2008-02-21 / Community
Motorcycle haven is subject of winning documentary
The Rock Store has been known as a motorcycle Mecca for decades, but the quaint mom-and-pop pit stop in the heart of the Santa Monica Mountains is about to become an even bigger tourist attraction with the release of a new documentary film.
Christopher Leps, a veteran stuntman turned filmmaker, finished producing "Ed & Vern's Rock Store" last September. He has since taken the show on the road, and of the eight film festivals it has entered, the 42-minute flick has been named Best Documentary three times.
The first award was garnered at "Gone with the Filmfest" in Fillmore, followed by two more awards in Arizona and New York. Leps said he expects to enter the film in several more festivals this year.
The film documents the history of the rural Agoura motorcycle hangout and its longtime owners Ed and Vern Savko. Originally built in 1909 as a stagecoach stop between Calabasas and Camarillo, the Rock Store underwent several incarnations before it was purchased by the Savkos in 1961.
It has since become a popular weekend destination for motorcycle riders throughout the region, Leps said.
"(The Rock Store) is not just about the motorcycles," the 36-year-old filmmaker said. "It's about the community. Members of Hells Angels talk to guys who are lawyers and doctors. Then Jay Leno pulls up. It's a gathering place that pulls everyone together."
Leno shares his Rock Store experiences in the film, as does Chad McQueen, who recounts the many trips he and his late father, actor Steve McQueen, made to the store.

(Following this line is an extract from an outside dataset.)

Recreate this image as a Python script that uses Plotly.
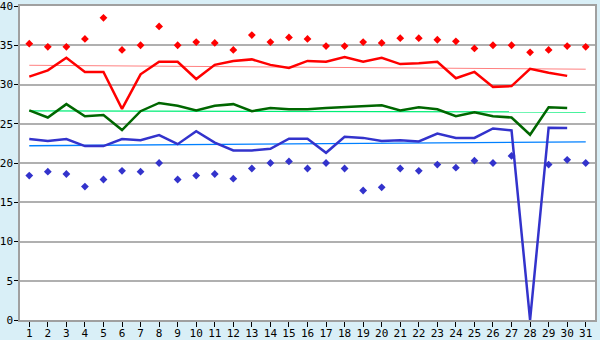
import plotly.graph_objects as go

days = list(range(1, 32))

max_pts = [35.2, 34.8, 34.8, 35.8, 38.5, 34.4, 35.0, 37.4, 35.0, 35.4,
           35.3, 34.4, 36.3, 35.4, 36.0, 35.8, 34.9, 34.9, 35.4, 35.3,
           35.9, 35.9, 35.7, 35.5, 34.6, 35.0, 35.0, 34.1, 34.4, 34.9, 34.8]

min_pts = [18.4, 18.9, 18.6, 17.0, 17.9, 19.0, 18.9, 20.0, 17.9, 18.4,
           18.6, 18.0, 19.3, 20.0, 20.2, 19.3, 20.0, 19.3, 16.5, 16.9,
           19.3, 19.0, 19.8, 19.4, 20.3, 20.0, 20.9, None, 19.8, 20.4, 20.0]

red_line = [31.0, 31.8, 33.4, 31.6, 31.6, 26.9, 31.3, 32.9, 32.9, 30.7,
            32.5, 33.0, 33.2, 32.5, 32.1, 33.0, 32.9, 33.5, 32.9, 33.4,
            32.6, 32.7, 32.9, 30.8, 31.6, 29.7, 29.8, 32.0, 31.5, 31.1, None]

green_line = [26.7, 25.8, 27.5, 25.95, 26.1, 24.2, 26.6, 27.65, 27.3, 26.7,
              27.3, 27.5, 26.6, 27.0, 26.85, 26.85, 27.0, 27.1, 27.2, 27.35,
              26.7, 27.1, 26.85, 25.95, 26.45, 25.95, 25.8, 23.6, 27.1, 27.0, None]

blue_line = [23.05, 22.8, 23.05, 22.15, 22.15, 23.05, 22.9, 23.55, 22.4, 24.05,
             22.6, 21.6, 21.6, 21.8, 23.1, 23.1, 21.3, 23.35, 23.2, 22.8,
             22.9, 22.75, 23.75, 23.2, 23.2, 24.4, 24.15, 0.0, 24.5, 24.45, None]

trend_x = [1, 31]
red_trend = [32.45, 31.95]
green_trend = [26.65, 26.5]
blue_trend = [22.2, 22.7]

y_ticks = [0, 5, 10, 15, 20, 25, 30, 35, 40]

fig = go.Figure()

fig.add_trace(go.Scatter(x=trend_x, y=red_trend, mode="lines",
                         line=dict(color="#FF8080", width=1)))
fig.add_trace(go.Scatter(x=trend_x, y=green_trend, mode="lines",
                         line=dict(color="#00EE77", width=1.3)))
fig.add_trace(go.Scatter(x=trend_x, y=blue_trend, mode="lines",
                         line=dict(color="#0080FF", width=1.3)))

fig.add_trace(go.Scatter(x=days, y=red_line, mode="lines",
                         line=dict(color="#FF0000", width=2.5)))
fig.add_trace(go.Scatter(x=days, y=green_line, mode="lines",
                         line=dict(color="#006600", width=2.5)))
fig.add_trace(go.Scatter(x=days, y=blue_line, mode="lines",
                         line=dict(color="#3333CC", width=2.5)))

fig.add_trace(go.Scatter(x=days, y=max_pts, mode="markers",
                         marker=dict(symbol="diamond", size=6, color="#FF0000")))
fig.add_trace(go.Scatter(x=days, y=min_pts, mode="markers",
                         marker=dict(symbol="diamond", size=6, color="#3333CC")))

fig.update_layout(
    width=600, height=340,
    margin=dict(l=20, r=5, t=6, b=20, autoexpand=False),
    paper_bgcolor="#D9EFF7",
    plot_bgcolor="#FFFFFF",
    showlegend=False,
    font=dict(family="DejaVu Sans Mono", size=11, color="#000000"),
)
fig.update_xaxes(
    range=[0.5, 31.5], tickmode="array", tickvals=days,
    ticktext=[str(d) for d in days],
    showgrid=False, zeroline=False, automargin=False,
    showline=True, mirror=True, linecolor="#A0A0A0", linewidth=1.5,
    ticks="outside", ticklen=5, tickcolor="#000000",
    ticklabelstandoff=-3, ticklabeloverflow="allow",
    tickfont=dict(size=11),
)
fig.update_yaxes(
    range=[0, 40], tickmode="array", tickvals=y_ticks,
    showgrid=True, gridcolor="#B0B0B0", gridwidth=1.5, zeroline=False,
    automargin=False,
    showline=True, mirror=True, linecolor="#A0A0A0", linewidth=1.5,
    ticks="outside", ticklen=4, tickcolor="#000000",
    ticklabelstandoff=-1, ticklabeloverflow="allow",
    tickfont=dict(size=11),
)

fig.write_html("out.html")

Other celebrities who've visited include Matt LeBlanc of "Friends" fame, actor Ewan McGregor- even Gov. Arnold Schwarzenegger, who sometimes stops by when taking a break from his duties in Sacramento.
"We went from nothing to being known internationally," Ed Savko said. "We have people come from all over the world to visit the Rock Store."
The common bond between regular folks and star-studded bikers is the machine they ride. Whether a shiny new Harley-Davidson, a vintage caf racer or a fasterthangreased-lighting Japanese crotch rocket, the motorcycles are the real stars of the show.
But there's something more intangible that keeps patrons connected.
Leps said his film is about the "magic of culture . . . the Sunday drive culture in America." Riding motorcycles, after all, is more about the journey than the destination. The Rock Store has managed to keep that culture alive, he said.
The idea for the documentary was hatched while Leps was shooting a motorcycle sequence for another movie on Mulholland Highway.
At first he was wary of the hundreds of motorcycles parked in front of the store. He imagined that he might accidentally knock them over like dominoes and that angry bikers would come streaming out of the restaurant ready for a brawl.
Nothing could have been further from the truth. He said the patrons turned out to be exceptionally friendly, funny and downright "cool."
Leps said he's proud of his first documentary, especially since he's a self-taught filmmaker.
"I just starting shooting my own stuff," he said. "I remembered what it was like to shoot and edit and tell a story as a kid. Some of the best film school advice you can get is from watching movies."
Leps expects to have a DVD of "Ed & Vern's Rock Store" available soon. He's also hoping the product will be able to air on the Travel Channel.
"It's been a great journey," he said.
The film is narrated by Peter Cullin and produced by Alex Manifin and Joe Bacarro.